= Salisbury Winter Sports Association =

Sports association in Salisbury, Litchfield

Salisbury Winter Sports Association is a volunteer organization in Salisbury, Litchfield County, Connecticut, founded in 1925. Its home, Satre Hill is the site of the annual Eastern National Ski Jumping competition, and in 2011, it will also be the location of the United States Ski and Snowboard Association Junior Olympics in that sport.

==Mission statement==
The mission of the Salisbury Winter Sports Association is to acquaint our nearby communities, especially the children, with Nordic ski-jumping and cross-country and Alpine skiing, and to teach the skills necessary for their enjoyment and lifelong pursuit. As part of its mission, SWSA hosts and perpetuates the annual ski-jumping competition on Satre Hill to sustain ski jumping in Salisbury and the Eastern United States.

==History==
In 1924, John Satre immigrated from Norway to the United States to work as a chauffeur in Salisbury, CT. His brothers, Magnus and Olaf, joined him the following year. That year, they established the Salisbury Outing Club, from which the Salisbury Winter Sports Association developed. On January 29, 1927, the club held its first ski jumping competition with a crowd of over two hundred spectators. In 1933, the Salisbury Outing Club hosted the National Championships. During World War II, the club became inactive, and the ski jump fell into disrepair. In 1945, Salisbury residents regrouped and renamed the Salisbury Outing Club as the Salisbury Winter Sports Association.

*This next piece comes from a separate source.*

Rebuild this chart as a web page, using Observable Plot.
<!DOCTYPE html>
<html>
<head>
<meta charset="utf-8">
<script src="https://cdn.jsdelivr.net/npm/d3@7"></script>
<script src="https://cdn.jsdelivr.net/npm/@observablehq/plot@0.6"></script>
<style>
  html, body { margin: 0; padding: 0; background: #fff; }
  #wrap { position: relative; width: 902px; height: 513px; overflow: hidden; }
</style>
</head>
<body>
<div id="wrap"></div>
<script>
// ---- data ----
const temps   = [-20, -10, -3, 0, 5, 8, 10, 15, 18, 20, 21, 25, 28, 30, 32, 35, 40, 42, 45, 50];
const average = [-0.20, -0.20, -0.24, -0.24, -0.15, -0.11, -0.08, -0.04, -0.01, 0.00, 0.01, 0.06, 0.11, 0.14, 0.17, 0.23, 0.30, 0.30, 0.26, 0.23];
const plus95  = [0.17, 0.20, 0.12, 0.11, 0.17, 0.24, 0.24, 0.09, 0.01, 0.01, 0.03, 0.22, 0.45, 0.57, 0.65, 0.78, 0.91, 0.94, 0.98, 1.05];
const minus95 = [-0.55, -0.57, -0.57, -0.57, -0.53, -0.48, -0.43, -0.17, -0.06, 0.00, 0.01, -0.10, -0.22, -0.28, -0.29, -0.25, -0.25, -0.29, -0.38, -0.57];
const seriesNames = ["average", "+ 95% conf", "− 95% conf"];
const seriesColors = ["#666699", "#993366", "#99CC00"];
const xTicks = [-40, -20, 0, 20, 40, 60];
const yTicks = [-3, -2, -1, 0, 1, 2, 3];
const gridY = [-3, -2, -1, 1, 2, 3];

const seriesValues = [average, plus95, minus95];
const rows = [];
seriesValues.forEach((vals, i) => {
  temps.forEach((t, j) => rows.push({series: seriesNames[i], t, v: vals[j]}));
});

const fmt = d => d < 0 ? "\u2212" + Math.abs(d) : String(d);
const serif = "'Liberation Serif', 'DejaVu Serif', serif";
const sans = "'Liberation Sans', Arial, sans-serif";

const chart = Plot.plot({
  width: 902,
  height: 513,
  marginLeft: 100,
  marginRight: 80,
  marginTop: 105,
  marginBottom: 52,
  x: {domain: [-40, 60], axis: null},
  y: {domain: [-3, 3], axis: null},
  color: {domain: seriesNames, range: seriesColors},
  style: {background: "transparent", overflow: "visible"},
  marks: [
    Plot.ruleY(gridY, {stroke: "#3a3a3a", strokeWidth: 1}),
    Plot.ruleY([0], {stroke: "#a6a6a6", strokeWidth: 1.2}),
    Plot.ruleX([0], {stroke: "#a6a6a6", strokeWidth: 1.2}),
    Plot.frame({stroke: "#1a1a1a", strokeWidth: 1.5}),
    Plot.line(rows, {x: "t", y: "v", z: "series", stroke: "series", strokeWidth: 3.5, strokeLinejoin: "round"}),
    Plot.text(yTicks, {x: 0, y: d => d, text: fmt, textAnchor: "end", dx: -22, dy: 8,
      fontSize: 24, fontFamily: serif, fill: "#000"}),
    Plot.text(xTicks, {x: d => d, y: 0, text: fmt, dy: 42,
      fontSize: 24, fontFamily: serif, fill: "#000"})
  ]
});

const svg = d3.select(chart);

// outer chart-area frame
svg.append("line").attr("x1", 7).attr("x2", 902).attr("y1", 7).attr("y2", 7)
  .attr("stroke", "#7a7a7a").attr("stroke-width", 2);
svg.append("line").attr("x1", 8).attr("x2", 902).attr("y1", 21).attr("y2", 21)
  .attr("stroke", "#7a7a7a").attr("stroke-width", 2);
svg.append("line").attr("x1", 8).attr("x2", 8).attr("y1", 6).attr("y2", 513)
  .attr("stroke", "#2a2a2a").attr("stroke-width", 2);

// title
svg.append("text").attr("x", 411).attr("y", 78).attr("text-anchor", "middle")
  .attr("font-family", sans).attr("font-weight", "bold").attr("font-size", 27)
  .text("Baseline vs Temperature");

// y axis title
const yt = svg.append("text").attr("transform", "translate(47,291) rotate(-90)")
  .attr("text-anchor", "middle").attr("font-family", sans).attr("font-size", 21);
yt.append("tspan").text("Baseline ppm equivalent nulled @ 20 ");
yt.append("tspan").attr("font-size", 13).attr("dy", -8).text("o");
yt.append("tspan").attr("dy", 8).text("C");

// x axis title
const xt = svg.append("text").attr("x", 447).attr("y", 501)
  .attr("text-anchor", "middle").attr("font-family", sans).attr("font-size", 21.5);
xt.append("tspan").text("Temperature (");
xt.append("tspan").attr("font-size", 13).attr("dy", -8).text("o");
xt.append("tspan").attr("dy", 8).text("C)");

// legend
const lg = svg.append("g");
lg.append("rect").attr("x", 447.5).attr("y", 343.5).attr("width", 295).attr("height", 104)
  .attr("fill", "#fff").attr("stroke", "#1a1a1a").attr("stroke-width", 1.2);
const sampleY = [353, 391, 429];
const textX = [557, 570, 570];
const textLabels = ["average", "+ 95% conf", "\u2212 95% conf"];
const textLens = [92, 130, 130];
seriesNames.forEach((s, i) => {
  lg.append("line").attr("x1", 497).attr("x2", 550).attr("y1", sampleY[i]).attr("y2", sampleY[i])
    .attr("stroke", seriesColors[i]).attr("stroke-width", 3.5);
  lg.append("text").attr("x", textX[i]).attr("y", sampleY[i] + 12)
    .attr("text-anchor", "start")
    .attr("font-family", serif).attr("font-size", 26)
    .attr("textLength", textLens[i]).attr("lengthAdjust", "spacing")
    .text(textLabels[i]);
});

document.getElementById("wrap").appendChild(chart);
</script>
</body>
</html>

Following restoration of the ski jump and improvements made to the landing hill and tower in 1950, the SWSA was positioned to host the Eastern National Championships in 1952. That championship has been contested at Satre Hill ever since. 2010 marked the demolition of the SWSA's old main jump, and a major fundraising drive to finance the construction of a new jump compliant with current standards was launched in preparation for hosting both the Eastern National Championships and the USSA Junior Olympics in 2011.